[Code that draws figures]
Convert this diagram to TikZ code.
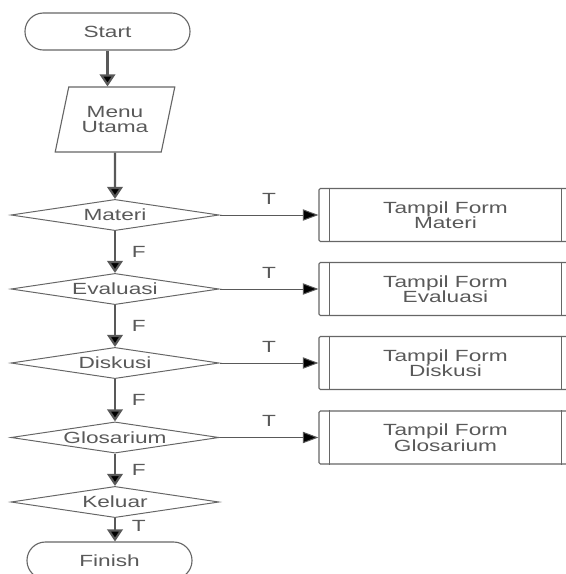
\documentclass[tikz,border=0pt]{standalone}
\usepackage{fontspec}
\newfontfamily\flowfont[FakeStretch=1.4]{Liberation Sans}
\usetikzlibrary{arrows.meta,shapes.geometric}

\begin{document}
\begin{tikzpicture}[x=0.025cm,y=-0.025cm,
  font=\flowfont\fontsize{11.5}{11}\selectfont,
  every node/.style={text=black!65},
  terminal/.style={draw=black!60,line width=0.8pt,rectangle,rounded corners=0.46cm,
    minimum width=4.125cm,minimum height=0.925cm},
  menubox/.style={draw=black!60,line width=0.8pt,trapezium,trapezium left angle=71,
    trapezium right angle=109,trapezium stretches=true,minimum width=3cm,
    minimum height=1.625cm,align=center,inner sep=1pt},
  decision/.style={draw=black!60,line width=0.7pt,diamond,aspect=7,inner sep=0pt,
    minimum width=5.2cm,minimum height=0.78cm},
  formbox/.style={draw=black!60,line width=0.8pt,rectangle,rounded corners=1pt,
    minimum width=6.325cm,minimum height=1.325cm,align=center},
  down/.style={draw=black!65,line width=1.5pt,-{Triangle[length=8.5pt,width=11pt,fill=black]}},
  toform/.style={draw=black!65,line width=0.7pt,-{Triangle[length=11pt,width=8pt,fill=black]}},
  flag/.style={right=8pt}]
  \clip (0,0) rectangle (566,574);
  \useasboundingbox (0,0) rectangle (566,574);

  % main column
  \node[terminal] (start) at (107.5,31.5) {Start};
  \node[menubox] (menu) at (115,119.5) {Menu\\Utama};
  \node[decision] (kel) at (115,502) {Keluar};
  \node[terminal] (fin) at (109.5,560.5) {Finish};

  % menu choices and their forms
  \foreach \n/\lab/\y in {mat/Materi/215,eva/Evaluasi/289,dis/Diskusi/363,glo/Glosarium/437.5}{
    \node[decision] (\n) at (115,\y) {\lab};
    \node[formbox] (f\n) at (445.5,\y) {Tampil Form\\\lab};
    \draw[black!60,line width=0.8pt] ([xshift=0.275cm]f\n.north west) -- ([xshift=0.275cm]f\n.south west);
    \draw[black!60,line width=0.8pt] ([xshift=-0.275cm]f\n.north east) -- ([xshift=-0.275cm]f\n.south east);
    \draw[toform] (\n) -- node[above=4pt] {T} (f\n);
  }

  \draw[down] (start) -- (start |- menu.north);
  \draw[down] (menu) -- (mat);
  \foreach \a/\b in {mat/eva,eva/dis,dis/glo,glo/kel}{
    \draw[down] (\a) -- node[flag] {F} (\b);
  }
  \draw[down] (kel.south) -- node[flag,pos=0.35] {T} (kel.south |- fin.north);
\end{tikzpicture}
\end{document}
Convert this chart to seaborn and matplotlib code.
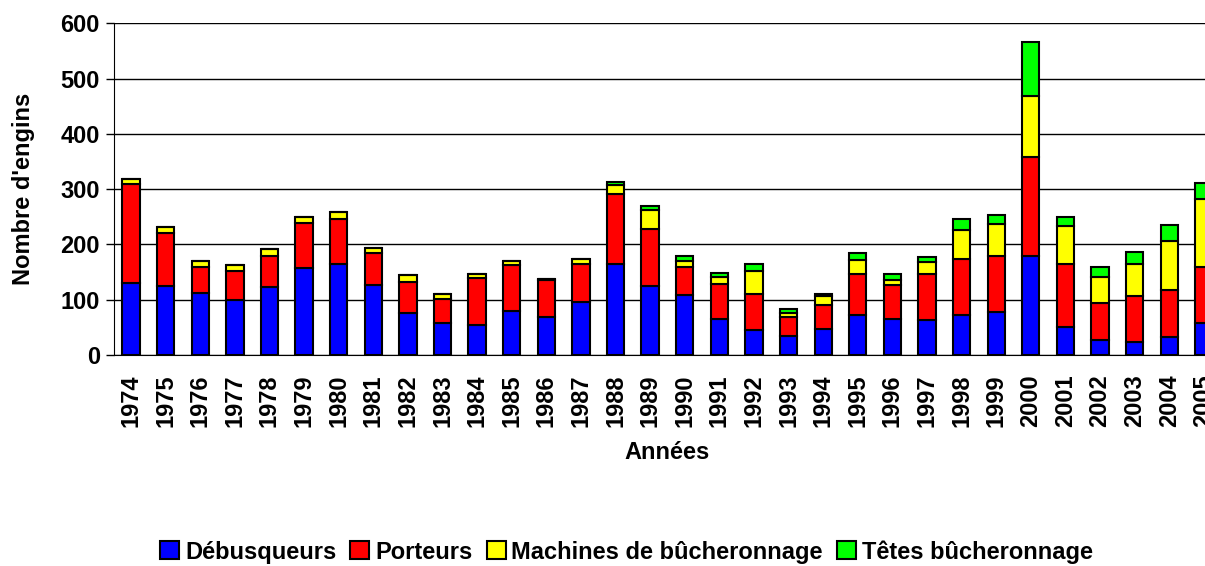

# Problem to solve
Pull out every line of the records above that contains the word "this".

# In response
Convert this diagram to TikZ code.
Convert this chart to seaborn and matplotlib code.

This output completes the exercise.